The third example uses the typical sigils for accessing individual elements within an array (default or otherwise).

I wish the core language had saner defaults, but over time, I've seen some reasonable uses for the different styles:

1. General subs, the same as you example

2. shift removes the first element of the array and returns it. This can make the code more readable in certain cases:

  use Params::Validate 'validate';
  sub add2 {
    my $self = shift;
    my $args = validate (@_, { ... } ); 
  }
3. Slightly less verbose code, for simple one-liners and/or anonymous functions:

  my $calc_functions = {
    'add' => sub { $_[0] + $_[1] },
    'subtract' => sub { $_[0] - $_[1] },
    ...
  };
  my $func = 'add';
  $calc_functions->{$func}->($args);
The significant part of argument handling in Perl5 is that @_ is a list of aliases to the arguments. You usually see add1 or add2 style argument processing because nice named arguments that are a copies of the function parameters.

add3 shows how to access the aliased arguments directly.

  # break the aliasing of @_ and make undef into 0.
  sub undef_to_zero { @_ = map { $_ // 0 } @_; }

  sub math_stuff {
    # call with identical @_
    &undef_to_zero;
    # Do math without undef warnings.
    my $sum = 0;
    $sum += $_ for @_;
  }

  # Alter all arguments in calls by repeating them
  sub fatten {
    $_ = "$_" x 2 for @_;
  }

  $foo = "abc";
  @bar = ( 1, 2, 4 );
  foo($foo, @bar);
  say $foo; # abcabc
  say for @bar # 11
               # 22
               # 44
You aren't really showing off different ways to get arguments in any of those examples. In all of them, you get the arguments in a list called @_; you're just showing off three different ways to get values out of a list, which Python has plenty of ways to do as well. Translating your examples into Python:

    def add1(*_):
        _ = list(_)

        arg1, arg2 = _
        return arg1 + arg2

    def add2(*_):
        _ = list(_)

        arg1 = _.pop(0)
        arg2 = _.pop(0)
        return arg1 + arg2

    def add3(*_):
        _ = list(_)

        return _[0] + _[1]
That does not change the fact that in Python everybody writes

    def add(x, y):
       return x + y
whereas the Perl codebase that I work with has every possible combination of these methods.
But people using Python do at different times use destructuring, pop, and indexing to get values out of a list, which are the different ways of doing the same thing that you demonstrated.

e: Just clarifying that your complaint here is that every sub in Perl 5 just receives a list of its arguments; this isn't a "more than one way to do it" issue.

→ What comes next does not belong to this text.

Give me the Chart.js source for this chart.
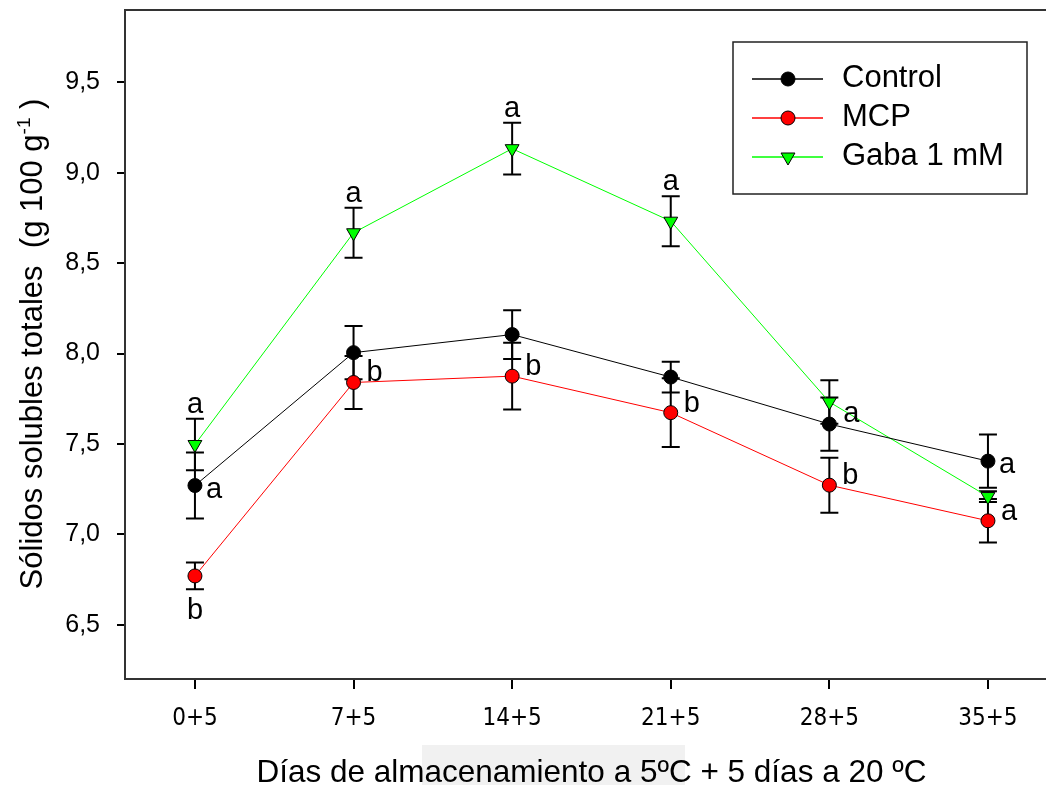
<!DOCTYPE html>
<html><head><meta charset="utf-8">
<script src="https://cdn.jsdelivr.net/npm/chart.js@4/dist/chart.umd.min.js"></script>
<style>html,body{margin:0;padding:0;background:#fff}#wrap{width:1046px;height:785px;position:relative}</style>
</head><body><div id="wrap"><canvas id="c" width="1046" height="785"></canvas></div>
<script>
// ---- data ----
const categories = ['0+5', '7+5', '14+5', '21+5', '28+5', '35+5'];
const yTicks = [6.5, 7.0, 7.5, 8.0, 8.5, 9.0, 9.5];
const seriesNames = ['Control', 'MCP', 'Gaba 1 mM'];
const controlMean = [7.27, 8.005, 8.105, 7.87, 7.61, 7.405];
const controlErr  = [0.182, 0.147, 0.135, 0.085, 0.147, 0.147];
const mcpMean     = [6.77, 7.84, 7.875, 7.673, 7.272, 7.075];
const mcpErr      = [0.074, 0.147, 0.184, 0.19, 0.152, 0.12];
const gabaMean    = [7.497, 8.668, 9.133, 8.732, 7.732, 7.209];
const gabaErr     = [0.143, 0.138, 0.143, 0.138, 0.12, 0.03];
// significance letters: series index, category index, text, placement
const letterSeries = [2, 0, 1, 2, 1, 2, 1, 2, 1, 2, 1, 0, 1];
const letterCat    = [0, 0, 0, 1, 1, 2, 2, 3, 3, 4, 4, 5, 5];
const letterText   = ['a','a','b','a','b','a','b','a','b','a','b','a','a'];
const letterPlace  = ['n','e','s','n','ne','n','ne','n','ne','se','ne','e','ne'];
const xTitle = 'Días de almacenamiento a 5ºC + 5 días a 20 ºC';
const yTitleMain = 'Sólidos solubles totales  (g 100 g';
const yTitleSup = '-1';
const yTitleTail = ' )';

// ---- styling ----
const FONT = "'Liberation Sans', Arial, sans-serif";
const NARROW = "'Liberation Sans Narrow', 'Arial Narrow', 'DejaVu Sans Condensed', 'Liberation Sans', sans-serif";
const colors = ['#000000', '#ff0000', '#00ff00'];
const means = [controlMean, mcpMean, gabaMean];
const errs = [controlErr, mcpErr, gabaErr];

const datasets = seriesNames.map((name, s) => ({
  label: name,
  data: means[s].map((v, i) => ({x: i, y: v})),
  errors: errs[s],
  borderColor: colors[s],
  borderWidth: 1,
  backgroundColor: colors[s],
  pointBackgroundColor: colors[s],
  pointBorderColor: '#000',
  pointBorderWidth: 1,
  pointStyle: s === 2 ? 'triangle' : 'circle',
  rotation: s === 2 ? 180 : 0,
  pointRadius: s === 2 ? 8 : 7,
  tension: 0,
  fill: false
}));

function drawMarker(ctx, s, x, y) {
  ctx.save();
  ctx.fillStyle = colors[s];
  ctx.strokeStyle = '#000';
  ctx.lineWidth = 1;
  ctx.beginPath();
  if (s === 2) {
    const r = 8;
    ctx.moveTo(x, y + r);
    ctx.lineTo(x - r * Math.sin(Math.PI / 3), y - r / 2);
    ctx.lineTo(x + r * Math.sin(Math.PI / 3), y - r / 2);
    ctx.closePath();
  } else {
    ctx.arc(x, y, 7, 0, Math.PI * 2);
  }
  ctx.fill();
  ctx.stroke();
  ctx.restore();
}

const errorBars = {
  id: 'errorBars',
  beforeDatasetsDraw(chart) {
    const ctx = chart.ctx, ys = chart.scales.y;
    ctx.save();
    ctx.strokeStyle = '#000';
    ctx.lineWidth = 2;
    chart.data.datasets.forEach((ds, s) => {
      const meta = chart.getDatasetMeta(s);
      meta.data.forEach((pt, i) => {
        const m = ds.data[i].y, e = ds.errors[i];
        const x = pt.x;
        const yt = ys.getPixelForValue(m + e), yb = ys.getPixelForValue(m - e);
        ctx.beginPath();
        ctx.moveTo(x, yt); ctx.lineTo(x, yb);
        ctx.moveTo(x - 9, yt); ctx.lineTo(x + 9, yt);
        ctx.moveTo(x - 9, yb); ctx.lineTo(x + 9, yb);
        ctx.stroke();
      });
    });
    ctx.restore();
  }
};

const decorations = {
  id: 'decorations',
  beforeDraw(chart) {
    const ctx = chart.ctx;
    ctx.save();
    ctx.fillStyle = '#fff';
    ctx.fillRect(0, 0, chart.width, chart.height);
    // faint selection highlight behind part of the x title
    ctx.fillStyle = '#f1f1f1';
    ctx.fillRect(422, 745, 263, 40);
    ctx.restore();
  },
  afterDatasetsDraw(chart) {
    const ctx = chart.ctx, xs = chart.scales.x, ys = chart.scales.y, a = chart.chartArea;
    // top frame line
    ctx.save();
    ctx.strokeStyle = '#333';
    ctx.lineWidth = 2;
    ctx.beginPath();
    ctx.moveTo(a.left - 1, a.top); ctx.lineTo(a.right, a.top);
    ctx.stroke();
    ctx.restore();

    // significance letters
    ctx.save();
    ctx.font = '29px ' + FONT;
    ctx.fillStyle = '#000';
    ctx.textBaseline = 'alphabetic';
    letterText.forEach((t, k) => {
      const s = letterSeries[k], i = letterCat[k];
      const m = means[s][i], e = errs[s][i];
      const px = xs.getPixelForValue(i);
      const py = ys.getPixelForValue(m);
      const place = letterPlace[k];
      if (place === 'n') {
        ctx.textAlign = 'center';
        ctx.fillText(t, px, ys.getPixelForValue(m + e) - 6);
      } else if (place === 's') {
        ctx.textAlign = 'center';
        ctx.fillText(t, px, ys.getPixelForValue(m - e) + 30);
      } else if (place === 'e') {
        ctx.textAlign = 'left';
        ctx.fillText(t, px + 11, py + 12);
      } else if (place === 'ne') {
        ctx.textAlign = 'left';
        ctx.fillText(t, px + 13, py - 1);
      } else if (place === 'se') {
        ctx.textAlign = 'left';
        ctx.fillText(t, px + 14, py + 20);
      }
    });
    ctx.restore();

    // legend
    ctx.save();
    ctx.fillStyle = '#fff';
    ctx.strokeStyle = '#222';
    ctx.lineWidth = 1.5;
    ctx.fillRect(733, 42, 294, 152);
    ctx.strokeRect(733, 42, 294, 152);
    const rows = [79, 118, 157];
    ctx.font = '31px ' + FONT;
    ctx.textAlign = 'left';
    ctx.textBaseline = 'alphabetic';
    seriesNames.forEach((n, s) => {
      const y = rows[s];
      ctx.strokeStyle = colors[s];
      ctx.lineWidth = 1.5;
      ctx.beginPath();
      ctx.moveTo(752, y); ctx.lineTo(823, y);
      ctx.stroke();
      drawMarker(ctx, s, 788, y);
      ctx.fillStyle = '#000';
      ctx.fillText(n, 842, y + 8);
    });
    ctx.restore();

    // y title with superscript
    ctx.save();
    ctx.fillStyle = '#000';
    ctx.translate(42, 344);
    ctx.rotate(-Math.PI / 2);
    ctx.textBaseline = 'alphabetic';
    ctx.textAlign = 'left';
    const fMain = '31px ' + FONT, fSup = '19px ' + FONT;
    ctx.font = fMain;
    const w1 = ctx.measureText(yTitleMain).width;
    const w3 = ctx.measureText(yTitleTail).width;
    ctx.font = fSup;
    const w2 = ctx.measureText(yTitleSup).width;
    let x0 = -(w1 + w2 + w3) / 2;
    ctx.font = fMain;
    ctx.fillText(yTitleMain, x0, 0);
    ctx.font = fSup;
    ctx.fillText(yTitleSup, x0 + w1, -12);
    ctx.font = fMain;
    ctx.fillText(yTitleTail, x0 + w1 + w2, 0);
    ctx.restore();

    // x title
    ctx.save();
    ctx.fillStyle = '#000';
    ctx.font = '31.5px ' + FONT;
    ctx.textAlign = 'center';
    ctx.textBaseline = 'alphabetic';
    ctx.fillText(xTitle, (xs.getPixelForValue(0) + xs.getPixelForValue(5)) / 2, 782);
    ctx.restore();
  }
};

new Chart(document.getElementById('c'), {
  type: 'line',
  data: {datasets},
  options: {
    responsive: false,
    animation: false,
    devicePixelRatio: 1,
    layout: {autoPadding: false, padding: {top: 10, right: 0, left: 0, bottom: 0}},
    plugins: {legend: {display: false}, tooltip: {enabled: false}},
    scales: {
      x: {
        type: 'linear',
        min: -0.441, max: 5.366,
        afterBuildTicks: sc => { sc.ticks = categories.map((c, i) => ({value: i})); },
        afterFit: sc => { sc.height = 106; sc.paddingLeft = 0; sc.paddingRight = 0; },
        ticks: {
          callback: v => categories[v],
          autoSkip: false, maxRotation: 0,
          font: {family: NARROW, size: 24},
          color: '#000',
          padding: 15
        },
        grid: {display: true, drawOnChartArea: false, drawTicks: true, tickLength: 10, color: '#000', lineWidth: 2},
        border: {display: true, color: '#333', width: 2}
      },
      y: {
        type: 'linear',
        min: 6.2, max: 9.9,
        afterBuildTicks: sc => { sc.ticks = yTicks.map(v => ({value: v})); },
        afterFit: sc => { sc.width = 125; sc.paddingTop = 0; sc.paddingBottom = 0; },
        ticks: {
          callback: v => v.toFixed(1).replace('.', ','),
          font: {family: FONT, size: 25},
          color: '#000',
          padding: 17
        },
        grid: {display: true, drawOnChartArea: false, drawTicks: true, tickLength: 8, color: '#000', lineWidth: 2},
        border: {display: true, color: '#333', width: 2}
      }
    }
  },
  plugins: [errorBars, decorations]
});
</script>
</body></html>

Why does Python have other options if no one is using them? Are these other options cruft in the language design, the compiler, or just reasonable support for features intended for other, perhaps infrequent, usage?

The old P5 motto TIMTOWTDI was long ago updated to TIMTOWTDIBSCINABTE and P6 adopts the latter. While P6 supports most of the options shown for P5, most folk writing P6 will just write something like:

    sub add($x, $y) { $x + $y }
I don't mean to detract from your point, but I have a related question:

How much actual cognitive overhead is there associated with three of four different ways of unpacking args?

Speaking for myself (as a long-time Perl/Python/GoLang/etc programmer), when I jump into a language I don't know, it doesn't take me long to get 'muscle memory' for how such things work.

Come up with a style guide and stick to it. Failure to do that with any language, no matter how restrictive, leads to messy code.

It doesn't matter which way you unpack your args unless you are trying to do something fancy (the sub 1% cases). Just pick one.

Hell, it's easy enough to make a script to rewrite multiple shifts into destructured list assignment or vice versa.

The second example is just bad code. The third example one would rarely use in oneliners or very shorts subs, maybe in a dispatch table. You can write atrocious code in just about any language. Perl 5.20 finally has function signatures anyway.
you'll be happy to know that the sigils (@) don't change in perl6 for access.
I see no problem here.
I'm not sure I understand your exercise. What do you mean by "Python's quoting documentation", and what do you mean by "editing" it?
> What do you mean by "Python's quoting documentation"

String literals are described by the following lexical definitions:

   stringliteral:   shortstring | longstring
   shortstring:     "'" shortstringitem* "'" | '"' shortstringitem* '"'
   longstring:      "'''" longstringitem* "'''" | '"""' longstringitem* '"""'
   shortstringitem: shortstringchar | escapeseq
   longstringitem:  longstringchar | escapeseq
   shortstringchar: <any ASCII character except "\" or newline or the quote>
   longstringchar:  <any ASCII character except "\">
   escapeseq:       "\" <any ASCII character>

You can't paste that text into a file and write a Python program around it that outputs the same text. You need to encode the quote characters.

More generally, there is no way in (many languages including) Python to treat an arbitrary (yet known) block of data as data.

For those that don't know you can use `「` and `」` to quote anything that does not contain `」` and Perl 6 won't process it in any way other than storing it as a Str.

If you needed to have `」` in there you can fall back to `Q{{{{{{…}}}}}}` or `Q:to<END>;␤…␤END␤`

I was wondering about that, too. Unless `"Python's quoting documentation"` is an easter-egg in "help()" that recursively contains a quoted version of itself, it should be possible to just escape all problematic characters. But maybe that counts as `"editing"`? Not sure.